● **Task directions**: Set down exactly the lines of the listing below, please, beginning with the first and ending with the line that holds "(0,0) rectangle (1159,1547);".

(Source code of charts)
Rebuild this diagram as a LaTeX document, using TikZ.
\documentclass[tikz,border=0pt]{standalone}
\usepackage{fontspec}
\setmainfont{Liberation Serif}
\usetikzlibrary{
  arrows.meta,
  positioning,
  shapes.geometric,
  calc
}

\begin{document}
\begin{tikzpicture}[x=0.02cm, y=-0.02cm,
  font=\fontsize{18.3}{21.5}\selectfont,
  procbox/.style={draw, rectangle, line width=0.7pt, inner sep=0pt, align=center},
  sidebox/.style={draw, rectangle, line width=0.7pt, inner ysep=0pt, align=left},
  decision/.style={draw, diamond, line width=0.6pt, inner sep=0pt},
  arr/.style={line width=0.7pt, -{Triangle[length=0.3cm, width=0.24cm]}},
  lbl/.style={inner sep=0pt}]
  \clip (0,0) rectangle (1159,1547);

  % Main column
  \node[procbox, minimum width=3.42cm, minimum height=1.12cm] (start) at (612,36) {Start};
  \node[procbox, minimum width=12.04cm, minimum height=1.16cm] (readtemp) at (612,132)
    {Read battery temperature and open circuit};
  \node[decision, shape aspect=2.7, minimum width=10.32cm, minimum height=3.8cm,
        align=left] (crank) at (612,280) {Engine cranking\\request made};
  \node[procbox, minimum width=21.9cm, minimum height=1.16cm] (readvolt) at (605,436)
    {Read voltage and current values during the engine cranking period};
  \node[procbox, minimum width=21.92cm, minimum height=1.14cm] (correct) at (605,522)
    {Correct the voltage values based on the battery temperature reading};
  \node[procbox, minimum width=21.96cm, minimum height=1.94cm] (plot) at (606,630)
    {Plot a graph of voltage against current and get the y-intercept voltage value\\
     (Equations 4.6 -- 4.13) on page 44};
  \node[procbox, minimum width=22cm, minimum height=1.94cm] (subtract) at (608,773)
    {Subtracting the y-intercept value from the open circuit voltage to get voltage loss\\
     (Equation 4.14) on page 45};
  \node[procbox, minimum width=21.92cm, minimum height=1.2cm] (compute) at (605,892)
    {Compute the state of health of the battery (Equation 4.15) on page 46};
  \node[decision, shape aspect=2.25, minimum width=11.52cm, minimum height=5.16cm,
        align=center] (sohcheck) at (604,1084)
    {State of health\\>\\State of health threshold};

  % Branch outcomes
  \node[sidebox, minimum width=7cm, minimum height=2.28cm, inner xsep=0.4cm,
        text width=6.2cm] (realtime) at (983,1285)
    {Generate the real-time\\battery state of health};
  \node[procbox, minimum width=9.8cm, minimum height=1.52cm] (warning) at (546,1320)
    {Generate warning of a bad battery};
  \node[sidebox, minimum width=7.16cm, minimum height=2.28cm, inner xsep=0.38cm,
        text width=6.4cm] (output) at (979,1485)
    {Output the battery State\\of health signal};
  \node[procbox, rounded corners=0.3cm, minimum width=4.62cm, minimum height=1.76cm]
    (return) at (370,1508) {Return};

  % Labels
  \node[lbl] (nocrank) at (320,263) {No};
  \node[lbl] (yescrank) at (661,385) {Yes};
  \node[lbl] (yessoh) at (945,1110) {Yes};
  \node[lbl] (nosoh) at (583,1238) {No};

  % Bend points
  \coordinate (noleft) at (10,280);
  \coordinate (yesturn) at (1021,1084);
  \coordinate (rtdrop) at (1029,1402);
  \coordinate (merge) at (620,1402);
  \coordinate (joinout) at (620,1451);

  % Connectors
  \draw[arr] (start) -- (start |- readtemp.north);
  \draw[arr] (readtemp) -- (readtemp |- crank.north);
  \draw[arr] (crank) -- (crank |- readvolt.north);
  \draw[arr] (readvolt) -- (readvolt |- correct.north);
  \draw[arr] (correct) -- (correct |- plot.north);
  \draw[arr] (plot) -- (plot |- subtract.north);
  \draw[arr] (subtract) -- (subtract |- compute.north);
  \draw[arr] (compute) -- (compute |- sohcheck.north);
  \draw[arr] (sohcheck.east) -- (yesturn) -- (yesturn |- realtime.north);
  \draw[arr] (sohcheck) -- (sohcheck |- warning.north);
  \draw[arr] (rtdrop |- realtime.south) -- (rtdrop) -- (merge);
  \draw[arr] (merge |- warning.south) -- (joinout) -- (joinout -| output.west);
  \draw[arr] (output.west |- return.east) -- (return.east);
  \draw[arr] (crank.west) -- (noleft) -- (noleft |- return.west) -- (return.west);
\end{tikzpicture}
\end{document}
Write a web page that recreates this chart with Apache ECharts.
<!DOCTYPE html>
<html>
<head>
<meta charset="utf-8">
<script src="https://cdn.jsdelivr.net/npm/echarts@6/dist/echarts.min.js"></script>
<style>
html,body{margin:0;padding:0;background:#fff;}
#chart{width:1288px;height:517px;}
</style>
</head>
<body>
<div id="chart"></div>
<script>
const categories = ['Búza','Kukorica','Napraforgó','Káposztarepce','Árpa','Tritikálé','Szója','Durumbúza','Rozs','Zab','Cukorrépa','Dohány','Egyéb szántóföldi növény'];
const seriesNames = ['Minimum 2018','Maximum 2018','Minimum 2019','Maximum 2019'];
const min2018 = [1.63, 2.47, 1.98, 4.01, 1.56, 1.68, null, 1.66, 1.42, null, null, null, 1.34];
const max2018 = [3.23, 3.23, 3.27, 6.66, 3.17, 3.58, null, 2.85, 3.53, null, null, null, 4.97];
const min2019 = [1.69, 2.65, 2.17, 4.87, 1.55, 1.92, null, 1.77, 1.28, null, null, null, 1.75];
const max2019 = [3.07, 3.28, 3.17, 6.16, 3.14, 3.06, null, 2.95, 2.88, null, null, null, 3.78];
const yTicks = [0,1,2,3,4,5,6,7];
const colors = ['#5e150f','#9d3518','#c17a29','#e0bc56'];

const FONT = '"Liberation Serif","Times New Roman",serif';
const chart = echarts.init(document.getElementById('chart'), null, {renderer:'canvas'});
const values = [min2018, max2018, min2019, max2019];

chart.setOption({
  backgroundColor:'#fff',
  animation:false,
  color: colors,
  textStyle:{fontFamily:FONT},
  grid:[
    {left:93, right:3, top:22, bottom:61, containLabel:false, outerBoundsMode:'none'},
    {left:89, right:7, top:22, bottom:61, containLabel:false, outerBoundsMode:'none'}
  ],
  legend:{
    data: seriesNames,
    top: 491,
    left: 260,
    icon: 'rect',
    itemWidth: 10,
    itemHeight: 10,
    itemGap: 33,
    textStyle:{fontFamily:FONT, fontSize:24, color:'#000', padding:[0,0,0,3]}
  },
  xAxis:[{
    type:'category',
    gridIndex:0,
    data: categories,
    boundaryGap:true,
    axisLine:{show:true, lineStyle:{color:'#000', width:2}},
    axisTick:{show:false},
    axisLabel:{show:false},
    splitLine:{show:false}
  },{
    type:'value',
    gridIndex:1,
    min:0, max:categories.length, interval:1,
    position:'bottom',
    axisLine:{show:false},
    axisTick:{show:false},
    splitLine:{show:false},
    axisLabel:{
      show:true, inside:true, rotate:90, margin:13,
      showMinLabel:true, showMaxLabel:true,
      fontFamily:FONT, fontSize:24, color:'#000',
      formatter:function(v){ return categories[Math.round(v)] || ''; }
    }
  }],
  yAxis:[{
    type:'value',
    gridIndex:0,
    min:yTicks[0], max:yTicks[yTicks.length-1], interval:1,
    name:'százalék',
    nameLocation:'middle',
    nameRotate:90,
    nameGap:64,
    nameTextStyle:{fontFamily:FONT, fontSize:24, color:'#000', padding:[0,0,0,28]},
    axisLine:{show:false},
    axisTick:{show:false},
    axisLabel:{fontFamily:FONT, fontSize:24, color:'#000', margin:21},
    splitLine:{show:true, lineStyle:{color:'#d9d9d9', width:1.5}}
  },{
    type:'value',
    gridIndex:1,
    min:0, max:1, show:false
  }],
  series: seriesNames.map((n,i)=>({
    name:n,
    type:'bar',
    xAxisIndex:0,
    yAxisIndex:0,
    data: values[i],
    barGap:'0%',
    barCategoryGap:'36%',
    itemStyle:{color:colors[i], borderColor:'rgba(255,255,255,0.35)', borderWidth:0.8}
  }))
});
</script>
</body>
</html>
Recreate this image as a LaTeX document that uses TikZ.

● **Solution below**:
Rebuild this diagram as a LaTeX document, using TikZ.
\documentclass[tikz,border=0pt]{standalone}
\usepackage{fontspec}
\setmainfont{Liberation Serif}
\usetikzlibrary{
  arrows.meta,
  positioning,
  shapes.geometric,
  calc
}

\begin{document}
\begin{tikzpicture}[x=0.02cm, y=-0.02cm,
  font=\fontsize{18.3}{21.5}\selectfont,
  procbox/.style={draw, rectangle, line width=0.7pt, inner sep=0pt, align=center},
  sidebox/.style={draw, rectangle, line width=0.7pt, inner ysep=0pt, align=left},
  decision/.style={draw, diamond, line width=0.6pt, inner sep=0pt},
  arr/.style={line width=0.7pt, -{Triangle[length=0.3cm, width=0.24cm]}},
  lbl/.style={inner sep=0pt}]
  \clip (0,0) rectangle (1159,1547);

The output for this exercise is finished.